Intel Corp. veteran Debjani Ghosh takes over as president of the National Associatio­n of Software and Services Companies in April – three decades after its formation.

After a two-decade career at the U.S. chipmaker, most recently as managing director for South Asia, Ghosh will lead the trade body that represents global leaders in software outsourcin­g from Tata Consultanc­y Services Ltd. to Infosys Ltd.

Ghosh promises to advocate for women in a workplace that remains male-dominated. Her appointmen­t underscore­s how the local industry is waking up to a gender imbalance that plagues the global technology sector, starting with its epicenter of Silicon Valley, and has resulted in harassment and discrimina­tion at all levels.

Ghosh, also an angel investor in a number of startups, argued that changes in the executive suite and mindsets are needed for a level playing field. India's IT services sector employs about four million skilled workers and nearly a third of those are women.

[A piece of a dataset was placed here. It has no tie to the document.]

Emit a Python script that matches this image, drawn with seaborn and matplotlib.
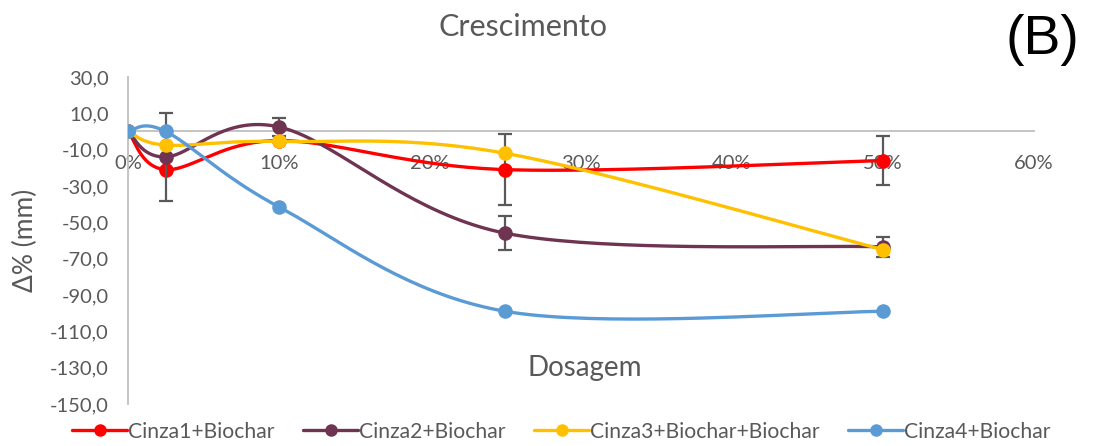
import numpy as np
import matplotlib
matplotlib.use("Agg")
import matplotlib.pyplot as plt
import pandas as pd
import seaborn as sns

# data
dosagem = [0, 2.5, 10, 25, 50]
series_names = ["Cinza1+Biochar", "Cinza2+Biochar", "Cinza3+Biochar+Biochar", "Cinza4+Biochar"]
cinza1 = [0, -21, -5, -21, -16]
cinza2 = [0, -14, 2.5, -56, -63.5]
cinza3 = [0, -7.5, -5.5, -12, -65]
cinza4 = [0, 0, -41.5, -99, -99]
cinza1_err = [0, 0, 0, 19.5, 13.7]
cinza2_err = [0, 24, 5, 9.5, 5.5]
colors = ["#FF0000", "#6E3451", "#FFC000", "#5B9BD5"]

sns.set_theme(style="white")
plt.rcParams["font.family"] = ["Lato", "DejaVu Sans"]


def smooth(xs, ys, sx=15.1, sy=1.817, n=40):
    # Excel-like smoothed line: cubic bezier through points (in pixel-ish space)
    P = np.column_stack([np.array(xs) * sx, np.array(ys) * sy])
    pts = []
    for i in range(len(P) - 1):
        p0 = P[i - 1] if i > 0 else P[i]
        p1, p2 = P[i], P[i + 1]
        p3 = P[i + 2] if i + 2 < len(P) else P[i + 1]
        c1 = p1 + (p2 - p0) / 6
        c2 = p2 - (p3 - p1) / 6
        t = np.linspace(0, 1, n)[:, None]
        seg = (1 - t) ** 3 * p1 + 3 * (1 - t) ** 2 * t * c1 + 3 * (1 - t) * t ** 2 * c2 + t ** 3 * p2
        pts.append(seg if i == 0 else seg[1:])
    pts = np.vstack(pts)
    return pts[:, 0] / sx, pts[:, 1] / sy


fig = plt.figure(figsize=(11.08, 4.46), dpi=100)
ax = fig.add_axes([0.1155, 0.0942, 0.8175, 0.7332])

all_vals = [cinza1, cinza2, cinza3, cinza4]
errs = {0: cinza1_err, 1: cinza2_err}

for i, (name, vals) in enumerate(zip(series_names, all_vals)):
    sx_, sy_ = smooth(dosagem, vals)
    curve = pd.DataFrame({"x": sx_, "y": sy_})
    sns.lineplot(data=curve, x="x", y="y", sort=False, estimator=None, color=colors[i],
                 lw=2.4, ax=ax, zorder=3 + i)
    if i in errs:
        ax.errorbar(dosagem, vals, yerr=errs[i], fmt="none", ecolor="#595959", elinewidth=1.6,
                    capsize=5, capthick=1.6, zorder=3 + i)
    pts = pd.DataFrame({"x": dosagem, "y": vals})
    sns.scatterplot(data=pts, x="x", y="y", color=colors[i], s=110, edgecolor=colors[i],
                    linewidth=0, ax=ax, zorder=3 + i)
    # legend proxy
    ax.plot([], [], color=colors[i], lw=2.4, marker="o", ms=8, label=name)

ax.set_xlim(0, 60)
ax.set_ylim(-150, 30)
ax.set_yticks(np.arange(-150, 31, 20))
ax.set_yticklabels([f"{v:.1f}".replace(".", ",") for v in np.arange(-150, 31, 20)])
ax.set_xticks(range(0, 61, 10))
ax.set_xticklabels([f"{v}%" for v in range(0, 61, 10)])

for s in ["top", "right"]:
    ax.spines[s].set_visible(False)
ax.spines["left"].set_color("#BFBFBF")
ax.spines["left"].set_linewidth(1.3)
ax.spines["bottom"].set_position(("data", 0))
ax.spines["bottom"].set_color("#BFBFBF")
ax.spines["bottom"].set_linewidth(1.3)
ax.tick_params(axis="both", length=0, labelsize=14.5, labelcolor="#595959")
ax.tick_params(axis="y", pad=14)
ax.tick_params(axis="x", pad=17)

ax.set_xlabel("Dosagem", fontsize=20, color="#595959")
ax.xaxis.set_label_coords(0.504, 0.15)
ax.set_ylabel("Δ% (mm)", fontsize=19, color="#595959")
ax.yaxis.set_label_coords(-0.099, 0.5)

fig.text(523 / 1108, 1 - 27 / 446, "Crescimento", fontsize=22, color="#595959",
         ha="center", va="center")
fig.text(1042 / 1108, 1 - 40 / 446, "(B)", fontsize=40, color="black",
         ha="center", va="center", family="Liberation Sans")

ax.legend(loc="center left", bbox_to_anchor=(64 / 906 - 128 / 906, -0.085), ncol=4,
          frameon=False, fontsize=15.2, labelcolor="#595959", handlelength=2.6,
          handletextpad=0.05, columnspacing=1.35, borderaxespad=0)

fig.savefig("out.png", dpi=100)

But that imbalance becomes starker the higher up the rungs one goes: none of India's largest IT services companies have ever been headed by a female. Part of the problem is talent drain, she said in an interview.

“Things have to change. We have to check talented, capable women dropping out,” said Ghosh, who featured prominentl­y during Nasscom's annual conference, which is wrapping up Wednesday in Hyderabad. “Leakages are the challenge and I want to focus on how to fix that.”

According to a 2017 Nasscom study called “Women and IT – Scorecard,” technology companies face the significan­t problem of retaining women after maternity leave. For men and women starting their careers at the same age, women progress slower and men in senior positions are often younger than women at a similar level, the study found after surveying 55 companies.

“The pipeline is clearly not the problem since engineerin­g colleges have seen gender parity in enrollment­s for years,” Ghosh said during the threeday conference.